Perhaps we are all in a state of continual metamorphosis. Change can happen rapidly or simmer slowly, taking time for the ‘goo’ to take shape, only to shift again in response to life’s experiences. Perhaps we never recognize ourselves as transformers until something compels us to look back. The only constant is change, and perhaps we are meant to make peace with that cliche—not to resist it, but to watch it unfold and mold ourselves into it as it happens.

WHO IS THE FALSE SELF?

“When a brother perceives himself as sick, he is perceiving himself not as whole.”

– A Course in Miracles

The decision to be the author of my own story means that I must pay attention to who is writing the script. Is it the person who is trying to survive or is it the person choosing to live? For me, the difference is that one is making choices referring to the past and the latter is open to something new.

Close to two years ago I left the conventional medical system for the second time after my lumpectomy. The last bit of information I got was that cancer cells were found in one of my lymph nodes. I’ve solely relied on my inner barometer to gauge my wellbeing since then. I am choosing to live rather than being a survivor. This is no easy feat when my mind projects illusions and entices me to believe in them.

Discomfort is an opportunity for a course correction. Studying A Course In Miracles is teaching me that. My sole intention to share my interpretation of what I am learning is to encode it. Writing about what I’m practicing helps to create new circuits in my brain to reinforce how I want to live.

A Course In Miracles teaches us that we were created to co-create in the “image and likeness” of Source. We were given a mind to extend the love of that which we are made of. Yet we have such difficulties directing it to ourselves and unto others. That is how we became attached to the mind that creates our suffering.

In the boundless freedom to create, we created a mind that identifies only with itself- the false self. The ego mind separated from the unalterable nature of Source to serve its own identity. Its survival depends on us believing in its projections. The projections are based on comparisons because it sees itself apart from everything else. Comparisons lead to judgement, judgement leads to anger, anger leads to pain and the cycle of suffering affirms itself. This is the misperception that the ego miscreated to preserve its role as protector.

Ego refers to the past and chooses the best option for the present. It expands on what has worked for us and tries to protect us from what’s hurt us.
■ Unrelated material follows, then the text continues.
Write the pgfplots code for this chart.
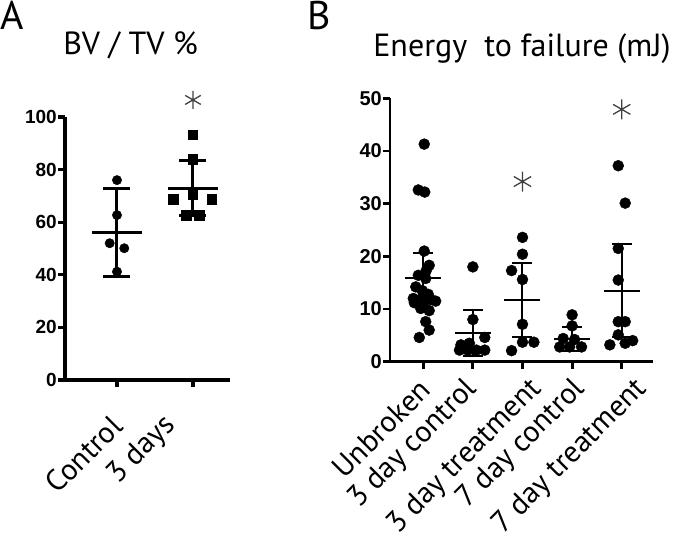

This is how it attempts to secure a future but it’s based on the illusion that we need protection. Our ego takes the lead role in the story it writes. Until we recognize who is writing the story we can not change the script.

To heal is to correct the perception that I am broken. To heal is to be certain of who I am. To heal is to redirect my mind to love and reside in our infinite nature.

The greatest obstacle in my life became the greatest opportunity to know myself. To end the conflict with myself, I must recognize when my ego is obscuring my perception to believe in it. I’ve been practicing by paying attention to how I see others. My perception and cues from my feelings tell me if I’m offline or aligned with the divine. It takes a great amount of awareness but that is why it is a practice!

As an artist, I realize why I love to paint. It’s because I love my creations as an extension of Source. My heart informs my hands and my creation informs my mind of my true origin- there I find peace.

PS: My simple understanding of what I am learning in ACM is serving me. I have included Dr. Wapnick’s video to offer a broader view.

LESSON: AWARENESS IS KEY FOR SELF REALIZATION. PAY ATTENTION TO CUES!